Dev Services for Kafka

If any Kafka-related extension is present (e.g. quarkus-messaging-kafka), Dev Services for Kafka automatically starts a Kafka broker in dev mode and when running tests. So, you don’t have to start a broker manually. The application is configured automatically.

Because starting a Kafka broker can be long, Dev Services for Kafka uses Redpanda, a Kafka compatible broker which starts in ~1 second.

Enabling / Disabling Dev Services for Kafka

Dev Services for Kafka is automatically enabled unless:

  • quarkus.kafka.devservices.enabled is set to false

  • the kafka.bootstrap.servers is configured

  • all the Reactive Messaging Kafka channels have the bootstrap.servers attribute set

Dev Services for Kafka relies on Docker to start the broker. If your environment does not support Docker, you will need to start the broker manually, or connect to an already running broker. You can configure the broker address using kafka.bootstrap.servers.

Shared broker

Most of the time you need to share the broker between applications. Dev Services for Kafka implements a service discovery mechanism for your multiple Quarkus applications running in dev mode to share a single broker.

Dev Services for Kafka starts the container with the quarkus-dev-service-kafka label which is used to identify the container.

If you need multiple (shared) brokers, you can configure the quarkus.kafka.devservices.service-name attribute and indicate the broker name. It looks for a container with the same value, or starts a new one if none can be found. The default service name is kafka.

Sharing is enabled by default in dev mode, but disabled in test mode. You can disable the sharing with quarkus.kafka.devservices.shared=false.

Setting the port

By default, Dev Services for Kafka picks a random port and configures the application. You can set the port by configuring the quarkus.kafka.devservices.port property.

Note that the Kafka advertised address is automatically configured with the chosen port.

Configuring the image

Dev Services for Kafka supports Redpanda, kafka-native and Strimzi (in Kraft mode) images.

Redpanda is a Kafka compatible event streaming platform. Because it provides a fast startup times, dev services defaults to Redpanda images from vectorized/redpanda. You can select any version from https://hub.docker.com/r/vectorized/redpanda.

kafka-native provides images of standard Apache Kafka distribution compiled to native binary using Quarkus and GraalVM. While still being experimental, it provides very fast startup times with small footprint.
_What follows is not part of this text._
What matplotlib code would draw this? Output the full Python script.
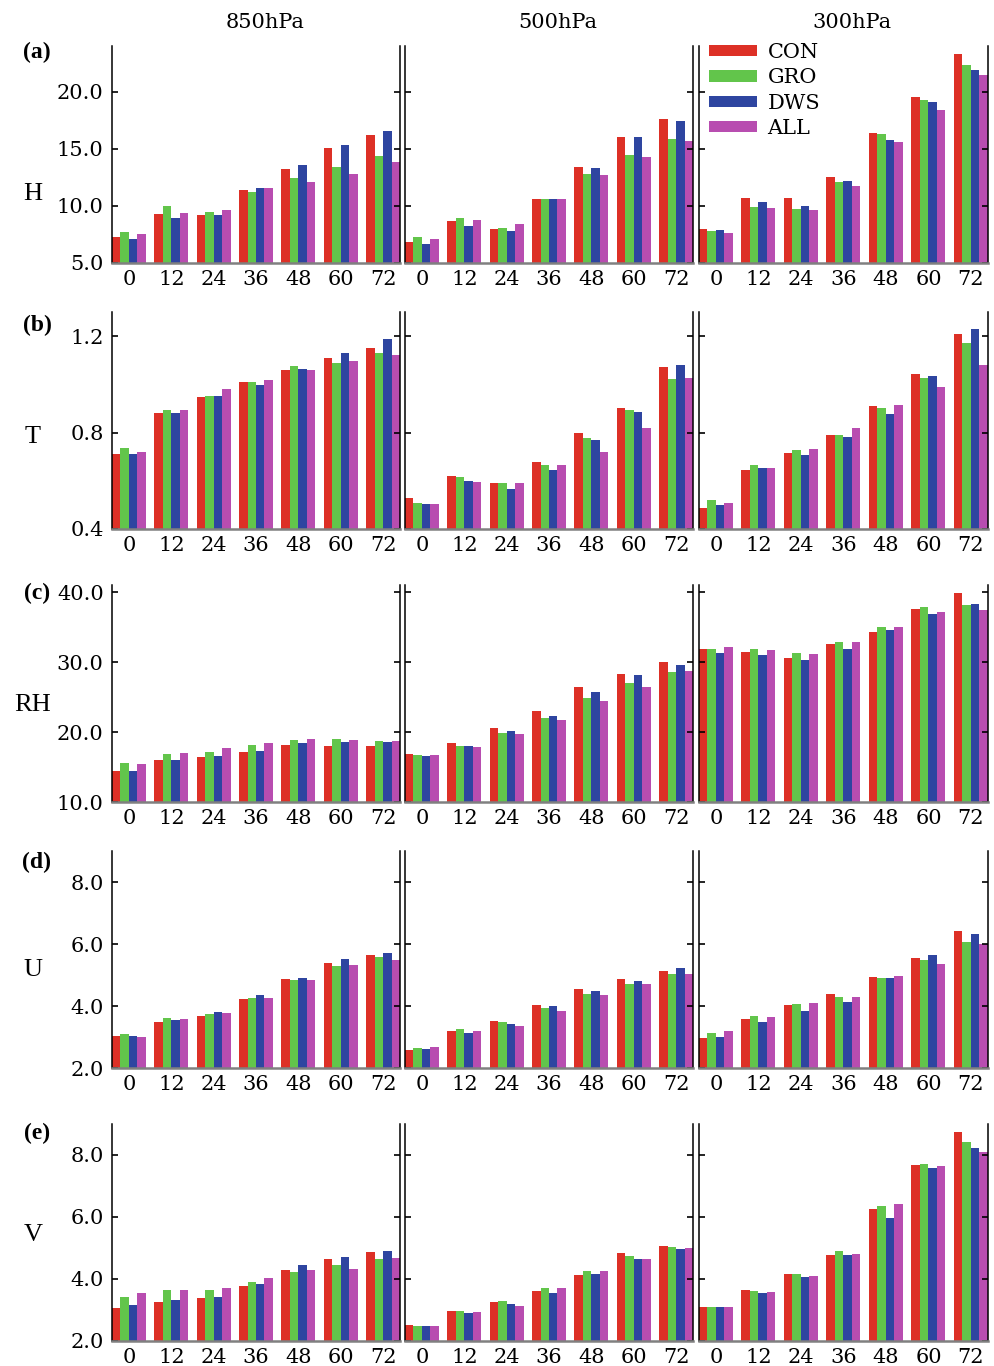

Image type can be configured using

quarkus.kafka.devservices.provider=kafka-native

Strimzi provides container images and Operators for running Apache Kafka on Kubernetes. While Strimzi is optimized for Kubernetes, the images work perfectly in classic container environments. Strimzi container images run "genuine" Kafka broker on JVM, which is slower to start.

quarkus.kafka.devservices.provider=strimzi

For Strimzi, you can select any image with a Kafka version which has Kraft support (2.8.1 and higher) from https://quay.io/repository/strimzi-test-container/test-container?tab=tags

quarkus.kafka.devservices.image-name=quay.io/strimzi-test-container/test-container:0.105.0-kafka-3.6.0

Configuring Kafka topics

You can configure the Dev Services for Kafka to create topics once the broker is started. Topics are created with given number of partitions and 1 replica.

The following example creates a topic named test with 3 partitions, and a second topic named messages with 2 partitions.

quarkus.kafka.devservices.topic-partitions.test=3
quarkus.kafka.devservices.topic-partitions.messages=2

If a topic already exists with the given name, the creation is skipped, without trying to re-partition the existing topic to a different number of partitions.

You can configure timeout for Kafka admin client calls used in topic creation using quarkus.kafka.devservices.topic-partitions-timeout, it defaults to 2 seconds.

Transactional and Idempotent producers support

By default, the Redpanda broker is configured to enable transactions and idempotence features. You can disable those using:

quarkus.kafka.devservices.redpanda.transaction-enabled=false
Redpanda transactions does not support exactly-once processing.